Because once you strip away everything else, that is what remains:
A prominent conservative commentator publicly argued that political protesters should face prison for obstructing traffic, while people who run and potentially murder protesters over should face nothing.
In the immortal words of Tony Stark:
Thought we wouldn’t notice. But we did.

In the MAGA-Verse, There Are Only Two Options
See, in the MAGA-verse, there are ultimately only two acceptable choices:
Submit, or die.
There is no meaningful world, in this ideology, where the opposition is treated as a legitimate part of democratic society. There is no genuine commitment to sitting down at the table and engaging the other side in good faith, despite what Mr. Kirk so often wanted audiences to believe.
Because MAGA does not want a seat at the table.
They want everyone to accept the boot on their neck. Because they have accepted it, and think everyone else should, too.
That is the part people keep missing.
A seat at the table implies compromise. It implies that other people are allowed to exist, speak, vote, protest, organize, and hold values you despise without forfeiting their place in the country.
MAGA does not want that.
They want submission.
That is why one of their favorite responses to criticism is some variation of, “If you don’t love America, leave.”
Notice the options there.
Not: Let’s talk about what you think is wrong.
Not: Maybe your criticism has merit. Perhaps we can compromise.
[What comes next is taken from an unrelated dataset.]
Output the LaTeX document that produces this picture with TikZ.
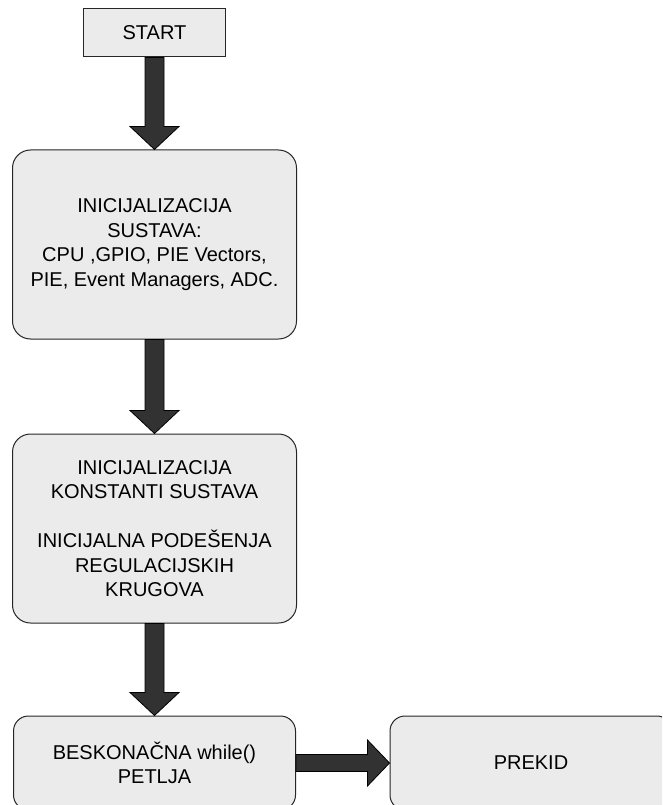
\documentclass[tikz,border=0pt]{standalone}
\usepackage{fontspec}
\setmainfont{Liberation Sans}
\usetikzlibrary{calc}
\definecolor{boxfill}{RGB}{235,235,235}
\definecolor{arrowfill}{RGB}{50,50,50}
% vertical block arrow from the bottom of #1 to the top of #2
\newcommand\vblockarrow[2]{%
  \draw[blockarrow] ($(#1.south)+(-9.5,0)$) -- ($(#2.north)+(-9.5,-23)$)
    -- ($(#2.north)+(-24.5,-23)$) -- (#2.north) -- ($(#2.north)+(24.5,-23)$)
    -- ($(#2.north)+(9.5,-23)$) -- ($(#1.south)+(9.5,0)$) -- cycle;}
% horizontal block arrow from the right side of #1 to the left side of #2
\newcommand\hblockarrow[2]{%
  \draw[blockarrow] ($(#1.east)+(0,-8.5)$) -- ($(#2.west)+(-22,-8.5)$)
    -- ($(#2.west)+(-22,-23)$) -- (#2.west) -- ($(#2.west)+(-22,23)$)
    -- ($(#2.west)+(-22,8.5)$) -- ($(#1.east)+(0,8.5)$) -- cycle;}
\begin{document}
\begin{tikzpicture}[x=1pt,y=-1pt,
  box/.style={draw=black!85, line width=1pt, fill=boxfill, rounded corners=18pt,
    align=center, inner sep=0pt, font=\fontsize{20}{24.5}\selectfont},
  startbox/.style={box, rounded corners=0pt},
  blockarrow/.style={fill=arrowfill, draw=black, line width=0.8pt, line join=miter}]
\useasboundingbox (0,0) rectangle (662,805);
\fill[white] (0,0) rectangle (662,805);
\clip (0,0) rectangle (662,805);

\node[startbox, minimum width=142pt, minimum height=48pt] (start) at (154.5,33) {START};

\node[box, minimum width=284pt, minimum height=189pt] (initsys) at (154.5,244.5)
  {INICIJALIZACIJA\\SUSTAVA:\\CPU ,GPIO, PIE Vectors,\\PIE, Event Managers, ADC.};

\node[box, minimum width=284pt, minimum height=189pt] (initconst) at (154.5,528.5)
  {INICIJALIZACIJA\\KONSTANTI SUSTAVA\\[24.5pt]INICIJALNA PODEŠENJA\\REGULACIJSKIH\\KRUGOVA};

\node[box, rounded corners=15pt, minimum width=282pt, minimum height=94pt] (loop) at (154.5,763)
  {BESKONAČNA while()\\PETLJA};

\node[box, rounded corners=15pt, minimum width=282pt, minimum height=94pt] (isr) at (531,763)
  {PREKID};

\vblockarrow{start}{initsys}
\vblockarrow{initsys}{initconst}
\vblockarrow{initconst}{loop}
\hblockarrow{loop}{isr}
\end{tikzpicture}
\end{document}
Not even: I think you’re completely wrong, but you still have a right to say it.
No.
Love the country exactly as we define loving it, or get out.
Submit, or leave.
Stay quiet, or be punished.
Accept their version of America, or be treated as “the enemy within”. (We’ll stop calling you Nazis when you stop using Nazi ideology, by the way.)
And that is why Charlie Kirk’s statement fits so neatly into the larger MAGA worldview. Protesters do not merely disagree. They become “chaos.” Their disruption becomes illegitimate by definition. Their rights become conditional. And violence against them can then be repackaged as the restoration of “order.”
Nothing offends MAGA more than when someone has the nerve to not immediately submit.
And don’t think the hypocrisy is lost on me. When protesters Charlie Kirk despised blocked a roadway, he argued that they should face a year in jail – and that anyone who ran them over should walk away without penalty.
But when the American right produced the little national embarrassment known as January 6, suddenly we were treated to years of excuses, revisionism, martyrdom narratives, and endless whining about political persecution.
Funny how that works.
Block a road for a cause MAGA hates, and apparently you surrender your right not to be crushed beneath a vehicle.
Storm the U.S. Capitol because your cult leader lost an election, and somehow we’re expected to spend the next several years tenderly examining your grievances. How about no, and go fuck yourself?
So, Did Charlie Kirk REALLY Say That?
Yes.
He really did.
And this is exactly why I wanted to bring this series back.
Because public memory is remarkably easy to sanitize, especially after someone becomes politically useful as a symbol. The cruelty becomes “provocative commentary.” The extremism becomes “passion.” Statements people made openly, proudly, and voluntarily are quietly pushed aside in favour of a much more flattering mythology.
But screenshots exist.
Archives exist.
Receipts exist.
And Charlie Kirk left plenty of them.
Verdict: TRUE.
Charlie Kirk really did publicly endorse running over protesters whose apparent threat to public safety consisted of … peacefully protesting, and causing people momentary delays.
Happy 250th birthday, America.
If one of your “values” is that it’s okay to murder someone with your car for inconveniencing you, you won’t be around much longer.